Por la madrugada lo despertaban los animales a los que les arrojaba piedras, cuando el cielo estaba más alumbrado por las gruesas constelaciones y estrellas, repasó en su mente lo ocurrido el primer día, cuando se quedó solo con otro joven migrante que finalmente decidió regresar:
--¡¡Mira, Carlos!! –le gritó su amigo Félix— ven a ver lo que hay aquí, córrele!
--No, yo no quiero ver nada --Dijo Carlos--.
--Ven, córrele, apúrate es una niña…
Carlos se levantó contra su voluntad y antes de verla, tan solo por el tono de voz de su compañero, ya se encontraba temblando de miedo. Cuando observó la figura pequeña de esta niña en vestido rasgado, volteó para otro lado. Quería quitar de su mente ese espanto.
--¡Dile que se vaya!, ¡´nomás dile que se vaya!
La niña se fue riendo, con una expresión de burla, comentaría más tarde el amigo.
Cerró los ojos y de pronto ya era de día. Parecía que estaba en el sitio exacto de día anterior, pero no era así, ahora si se había desplazado. Empezaba a estar adormecido, el estómago ya no le dolía. Solo tenía sueño.
Los líderes del grupo, los polleros, regresaron, lo encontraron por la tarde casi a punto de morir. La noche la pasaron todos juntos y ahí pudo tomar algunos tragos de agua. Un trozo diminuto de carne seca le dieron a comer y se desmayó de la felicidad de haber sido localizado, pero no dijo nada, el desierto montañoso le había dejado mudo, no quería articular palabra alguna.
Por los senderos trazadas por los polleros, en 3 horas del cuarto día estaban en la proximidad de la carretera. Los vehículos pasaban a gran velocidad. Uno de pronto se detuvo, era un compacto de modelo reciente, iban algunas jóvenes rubias veraniegas trasnochadas en su interior y en medio colocaron a Carlos.
El moribundo resucitó, le dieron agua al tiempo, le pusieron arena de playa y un short de colores, un plátano fue el platillo más sobresaliente. Así, aprovechando que habla inglés el retén de la patrulla fronteriza lo cruzaron, sin que esta condición hiciera falta, dejaron atrás a dos oficiales enamorados y con una sonrisa de felicidad diciéndole al grupo “adiós”.
Millas adelante, no quería voltear, pero lo hizo y notó que en la carretera todo quedaba atrás. Montado en un automóvil con los neumáticos girando a una poderosa torque de 75 millas por hora, comprendió y solo hasta ese momento que al fin, había regresado.

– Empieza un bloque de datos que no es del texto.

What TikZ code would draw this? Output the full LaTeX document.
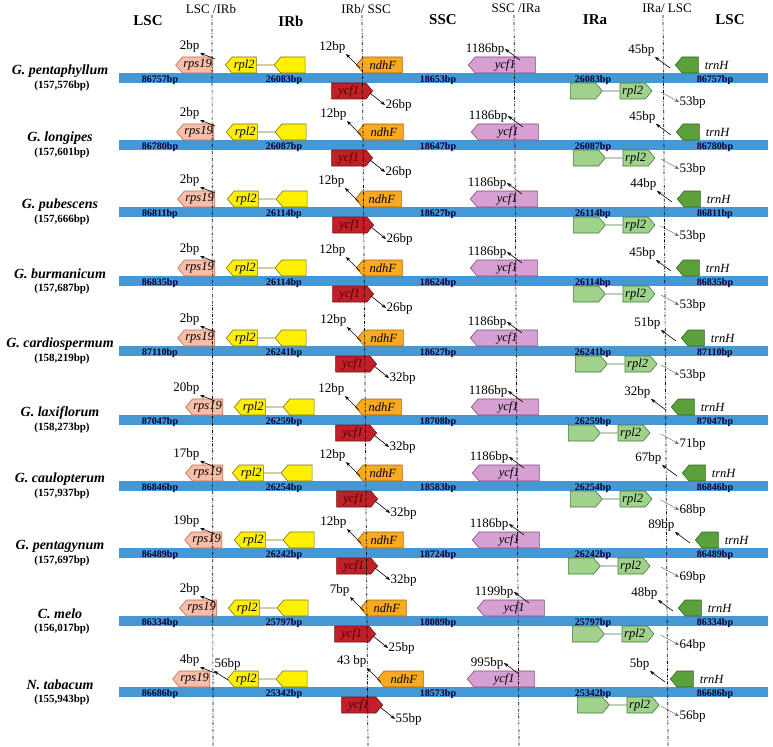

Nota: Carlos había sido detenido por agentes de la Patrulla Fronteriza en San Diego durante una redada. En Tijuana no conocía a nadie y regresó porque no tiene más familia que su hermana en California. El joven Carlos sigue viviendo con su familia y ha comenzado a hablar paulatinamente después de haber recibido terapia ante los horrores vividos en la montaña. El domingo 24 de agosto 2008, Carlos fue rescatado por los polleros y puesto en su casa conforme lo acordado ($) con sus familiares.